--- WHAT YOU SHOULD DO ---
Leave out the pictures, and retype only the lines from the beginning of the material through the line that contains "CYAN_TXT = '#7dd3e6'", including both.

[Plotting code records]
..........

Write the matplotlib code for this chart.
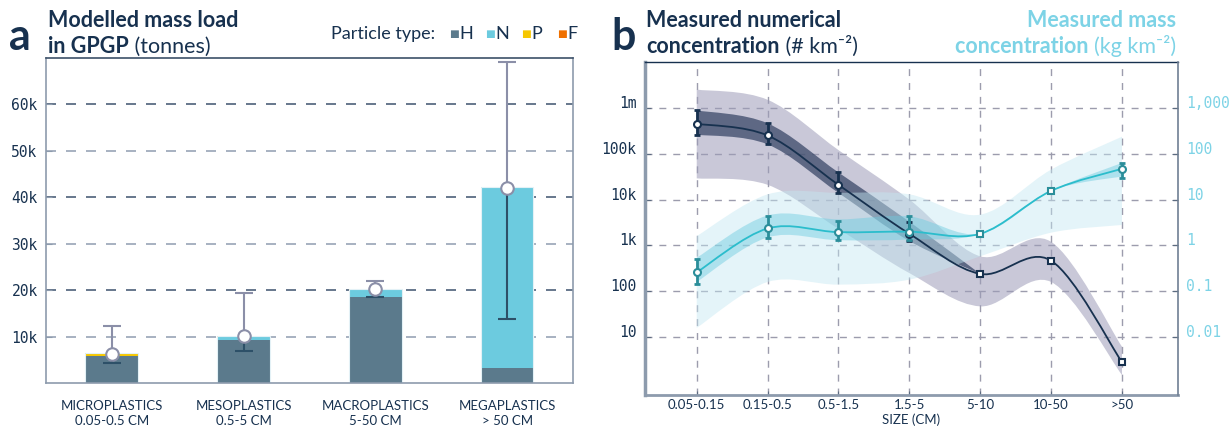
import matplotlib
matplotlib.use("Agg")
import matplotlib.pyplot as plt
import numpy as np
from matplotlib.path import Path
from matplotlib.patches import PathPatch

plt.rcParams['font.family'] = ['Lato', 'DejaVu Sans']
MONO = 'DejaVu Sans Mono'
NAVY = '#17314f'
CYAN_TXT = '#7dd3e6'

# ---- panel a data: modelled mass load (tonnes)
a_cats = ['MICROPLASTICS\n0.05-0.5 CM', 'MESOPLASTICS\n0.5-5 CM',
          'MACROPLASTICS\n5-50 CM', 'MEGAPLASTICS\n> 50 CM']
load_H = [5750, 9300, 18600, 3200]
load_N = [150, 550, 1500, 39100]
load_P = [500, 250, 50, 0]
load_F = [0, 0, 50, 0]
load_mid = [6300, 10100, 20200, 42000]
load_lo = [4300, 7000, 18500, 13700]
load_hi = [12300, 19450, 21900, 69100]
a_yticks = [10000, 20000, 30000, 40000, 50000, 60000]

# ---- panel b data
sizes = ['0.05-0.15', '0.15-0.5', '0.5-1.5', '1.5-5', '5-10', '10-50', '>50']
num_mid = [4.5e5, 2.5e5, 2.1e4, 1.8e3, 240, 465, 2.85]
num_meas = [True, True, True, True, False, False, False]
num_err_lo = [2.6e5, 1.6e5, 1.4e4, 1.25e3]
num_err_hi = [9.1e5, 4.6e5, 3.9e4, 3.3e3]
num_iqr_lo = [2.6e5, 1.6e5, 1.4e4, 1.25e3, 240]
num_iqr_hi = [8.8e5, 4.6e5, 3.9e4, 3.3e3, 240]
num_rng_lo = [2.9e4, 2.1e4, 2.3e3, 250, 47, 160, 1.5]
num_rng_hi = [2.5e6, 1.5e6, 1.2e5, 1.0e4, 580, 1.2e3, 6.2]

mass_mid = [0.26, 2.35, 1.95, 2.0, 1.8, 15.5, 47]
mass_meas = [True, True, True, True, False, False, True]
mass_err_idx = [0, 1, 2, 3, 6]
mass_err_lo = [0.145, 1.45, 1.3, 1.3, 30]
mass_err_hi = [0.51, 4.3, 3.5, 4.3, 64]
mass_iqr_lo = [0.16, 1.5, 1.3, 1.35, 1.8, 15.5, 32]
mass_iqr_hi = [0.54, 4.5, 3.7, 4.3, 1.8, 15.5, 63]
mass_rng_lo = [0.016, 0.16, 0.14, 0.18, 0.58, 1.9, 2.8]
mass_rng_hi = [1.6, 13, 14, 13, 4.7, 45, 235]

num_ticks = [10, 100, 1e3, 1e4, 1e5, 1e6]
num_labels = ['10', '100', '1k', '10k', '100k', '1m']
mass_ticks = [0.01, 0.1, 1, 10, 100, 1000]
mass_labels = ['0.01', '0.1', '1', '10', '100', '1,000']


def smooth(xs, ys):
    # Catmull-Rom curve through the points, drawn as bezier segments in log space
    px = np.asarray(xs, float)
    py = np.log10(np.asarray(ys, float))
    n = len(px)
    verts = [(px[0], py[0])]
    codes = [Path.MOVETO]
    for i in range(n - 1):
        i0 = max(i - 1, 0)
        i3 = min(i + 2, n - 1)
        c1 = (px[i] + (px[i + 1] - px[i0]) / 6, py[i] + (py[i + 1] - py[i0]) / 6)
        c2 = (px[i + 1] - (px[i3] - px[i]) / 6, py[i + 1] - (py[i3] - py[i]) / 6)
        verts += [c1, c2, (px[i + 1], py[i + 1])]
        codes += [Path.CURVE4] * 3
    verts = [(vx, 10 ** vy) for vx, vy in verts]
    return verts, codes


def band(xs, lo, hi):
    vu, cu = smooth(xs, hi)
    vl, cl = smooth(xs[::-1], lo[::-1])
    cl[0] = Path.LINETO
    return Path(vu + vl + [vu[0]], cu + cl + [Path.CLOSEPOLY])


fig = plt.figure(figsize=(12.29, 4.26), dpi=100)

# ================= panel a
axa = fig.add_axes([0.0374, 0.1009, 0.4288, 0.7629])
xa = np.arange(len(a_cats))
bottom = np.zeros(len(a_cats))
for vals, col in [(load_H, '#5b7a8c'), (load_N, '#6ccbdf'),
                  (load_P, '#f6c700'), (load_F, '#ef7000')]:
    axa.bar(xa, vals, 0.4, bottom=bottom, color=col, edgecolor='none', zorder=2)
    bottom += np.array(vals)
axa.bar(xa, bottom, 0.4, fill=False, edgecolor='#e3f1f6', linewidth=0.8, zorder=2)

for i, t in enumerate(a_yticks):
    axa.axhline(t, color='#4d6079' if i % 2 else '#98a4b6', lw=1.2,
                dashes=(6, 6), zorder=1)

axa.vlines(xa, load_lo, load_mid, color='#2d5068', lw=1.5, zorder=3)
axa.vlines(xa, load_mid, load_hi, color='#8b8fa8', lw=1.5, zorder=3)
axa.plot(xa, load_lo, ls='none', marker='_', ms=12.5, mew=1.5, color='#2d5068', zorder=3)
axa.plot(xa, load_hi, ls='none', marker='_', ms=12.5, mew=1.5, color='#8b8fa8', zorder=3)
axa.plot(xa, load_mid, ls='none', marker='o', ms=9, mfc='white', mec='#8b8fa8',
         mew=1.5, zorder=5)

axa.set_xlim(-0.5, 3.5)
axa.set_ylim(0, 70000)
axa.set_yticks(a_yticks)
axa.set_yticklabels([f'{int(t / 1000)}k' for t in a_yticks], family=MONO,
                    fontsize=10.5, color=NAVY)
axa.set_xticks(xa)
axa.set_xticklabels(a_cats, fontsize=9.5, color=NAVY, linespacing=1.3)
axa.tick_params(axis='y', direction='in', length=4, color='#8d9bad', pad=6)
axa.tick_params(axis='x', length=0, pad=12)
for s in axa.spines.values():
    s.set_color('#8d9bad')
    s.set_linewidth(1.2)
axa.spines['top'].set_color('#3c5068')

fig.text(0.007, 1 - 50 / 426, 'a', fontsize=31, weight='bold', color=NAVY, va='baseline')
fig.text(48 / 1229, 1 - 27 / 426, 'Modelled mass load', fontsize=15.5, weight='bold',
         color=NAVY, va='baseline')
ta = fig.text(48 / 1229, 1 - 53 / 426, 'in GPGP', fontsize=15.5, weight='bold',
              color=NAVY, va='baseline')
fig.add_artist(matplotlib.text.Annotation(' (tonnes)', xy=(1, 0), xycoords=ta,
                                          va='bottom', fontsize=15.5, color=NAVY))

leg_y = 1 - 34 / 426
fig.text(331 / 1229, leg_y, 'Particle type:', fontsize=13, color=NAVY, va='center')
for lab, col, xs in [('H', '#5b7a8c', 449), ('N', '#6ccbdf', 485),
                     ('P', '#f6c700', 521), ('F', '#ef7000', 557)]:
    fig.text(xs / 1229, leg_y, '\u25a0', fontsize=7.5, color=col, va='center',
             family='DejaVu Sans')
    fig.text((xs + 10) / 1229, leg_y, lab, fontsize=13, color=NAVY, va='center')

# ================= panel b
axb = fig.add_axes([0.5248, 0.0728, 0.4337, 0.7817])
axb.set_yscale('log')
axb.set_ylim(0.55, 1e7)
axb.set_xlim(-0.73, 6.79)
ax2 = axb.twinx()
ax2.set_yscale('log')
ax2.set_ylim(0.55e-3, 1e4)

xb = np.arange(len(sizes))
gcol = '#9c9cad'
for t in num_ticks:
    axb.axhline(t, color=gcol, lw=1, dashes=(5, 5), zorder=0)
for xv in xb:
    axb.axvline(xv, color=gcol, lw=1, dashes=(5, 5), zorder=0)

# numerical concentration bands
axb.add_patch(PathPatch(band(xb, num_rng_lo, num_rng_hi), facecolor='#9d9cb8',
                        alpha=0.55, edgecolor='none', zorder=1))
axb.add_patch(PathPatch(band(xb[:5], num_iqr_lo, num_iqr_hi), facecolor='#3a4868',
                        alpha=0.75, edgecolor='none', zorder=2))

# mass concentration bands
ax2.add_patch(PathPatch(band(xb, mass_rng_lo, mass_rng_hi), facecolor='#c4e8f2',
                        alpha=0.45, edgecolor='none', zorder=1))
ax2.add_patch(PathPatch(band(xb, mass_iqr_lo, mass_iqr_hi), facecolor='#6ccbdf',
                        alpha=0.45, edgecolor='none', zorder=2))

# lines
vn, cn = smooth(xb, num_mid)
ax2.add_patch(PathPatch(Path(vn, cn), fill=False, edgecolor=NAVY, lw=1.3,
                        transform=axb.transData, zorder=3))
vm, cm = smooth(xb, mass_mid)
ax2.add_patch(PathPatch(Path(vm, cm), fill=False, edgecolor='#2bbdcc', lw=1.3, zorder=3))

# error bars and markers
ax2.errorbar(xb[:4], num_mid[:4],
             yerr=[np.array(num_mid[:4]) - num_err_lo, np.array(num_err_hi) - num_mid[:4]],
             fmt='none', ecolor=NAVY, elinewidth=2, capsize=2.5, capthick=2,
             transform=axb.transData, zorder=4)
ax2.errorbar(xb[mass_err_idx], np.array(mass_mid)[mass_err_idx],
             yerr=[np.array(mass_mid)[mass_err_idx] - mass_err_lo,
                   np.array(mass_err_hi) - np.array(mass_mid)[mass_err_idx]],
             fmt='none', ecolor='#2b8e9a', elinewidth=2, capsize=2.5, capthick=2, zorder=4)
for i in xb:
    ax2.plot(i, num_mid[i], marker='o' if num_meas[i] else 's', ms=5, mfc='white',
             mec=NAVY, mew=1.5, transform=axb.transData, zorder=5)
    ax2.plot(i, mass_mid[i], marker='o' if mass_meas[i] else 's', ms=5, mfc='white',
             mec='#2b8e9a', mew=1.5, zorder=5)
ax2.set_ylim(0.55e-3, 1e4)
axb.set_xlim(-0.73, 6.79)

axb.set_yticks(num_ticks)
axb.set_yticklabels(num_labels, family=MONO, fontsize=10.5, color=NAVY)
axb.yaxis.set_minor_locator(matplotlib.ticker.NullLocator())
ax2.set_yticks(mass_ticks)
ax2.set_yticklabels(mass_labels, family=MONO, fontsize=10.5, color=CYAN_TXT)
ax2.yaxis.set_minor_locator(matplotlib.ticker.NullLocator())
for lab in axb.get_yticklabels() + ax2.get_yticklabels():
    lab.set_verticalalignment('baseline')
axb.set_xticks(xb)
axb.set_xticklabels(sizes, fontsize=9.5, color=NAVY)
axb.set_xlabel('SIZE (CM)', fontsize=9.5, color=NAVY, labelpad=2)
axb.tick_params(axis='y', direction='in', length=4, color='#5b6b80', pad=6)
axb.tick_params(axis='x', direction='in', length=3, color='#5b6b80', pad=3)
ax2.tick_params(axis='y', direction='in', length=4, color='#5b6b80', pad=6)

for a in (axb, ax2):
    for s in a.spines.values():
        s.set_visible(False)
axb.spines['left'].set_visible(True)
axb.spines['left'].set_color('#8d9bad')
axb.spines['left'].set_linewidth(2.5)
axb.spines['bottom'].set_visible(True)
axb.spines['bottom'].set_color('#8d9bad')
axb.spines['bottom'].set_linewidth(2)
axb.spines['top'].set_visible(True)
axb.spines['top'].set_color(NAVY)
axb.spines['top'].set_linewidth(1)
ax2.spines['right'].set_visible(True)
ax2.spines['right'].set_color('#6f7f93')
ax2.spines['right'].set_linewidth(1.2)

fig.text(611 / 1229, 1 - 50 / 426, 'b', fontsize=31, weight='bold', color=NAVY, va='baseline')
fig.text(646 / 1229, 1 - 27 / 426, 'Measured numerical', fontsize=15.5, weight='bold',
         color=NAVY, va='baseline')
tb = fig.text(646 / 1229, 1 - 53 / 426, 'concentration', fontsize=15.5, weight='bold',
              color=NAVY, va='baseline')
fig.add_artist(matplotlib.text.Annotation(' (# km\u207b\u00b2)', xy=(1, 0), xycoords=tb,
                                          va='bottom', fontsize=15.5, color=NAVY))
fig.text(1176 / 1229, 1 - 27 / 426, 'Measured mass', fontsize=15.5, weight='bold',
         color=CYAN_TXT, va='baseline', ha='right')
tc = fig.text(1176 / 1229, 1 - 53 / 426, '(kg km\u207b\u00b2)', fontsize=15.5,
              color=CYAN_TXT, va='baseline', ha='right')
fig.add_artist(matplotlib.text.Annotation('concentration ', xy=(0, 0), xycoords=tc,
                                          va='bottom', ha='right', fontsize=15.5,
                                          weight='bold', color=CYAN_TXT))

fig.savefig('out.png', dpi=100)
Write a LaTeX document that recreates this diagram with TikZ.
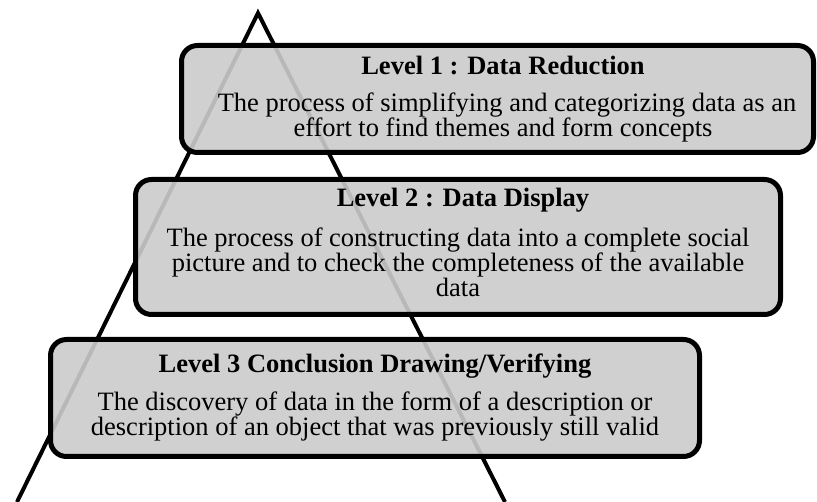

..........

--- SOLUTION TO THIS TASK ---
Write the matplotlib code for this chart.
import matplotlib
matplotlib.use("Agg")
import matplotlib.pyplot as plt
import numpy as np
from matplotlib.path import Path
from matplotlib.patches import PathPatch

plt.rcParams['font.family'] = ['Lato', 'DejaVu Sans']
MONO = 'DejaVu Sans Mono'
NAVY = '#17314f'
CYAN_TXT = '#7dd3e6'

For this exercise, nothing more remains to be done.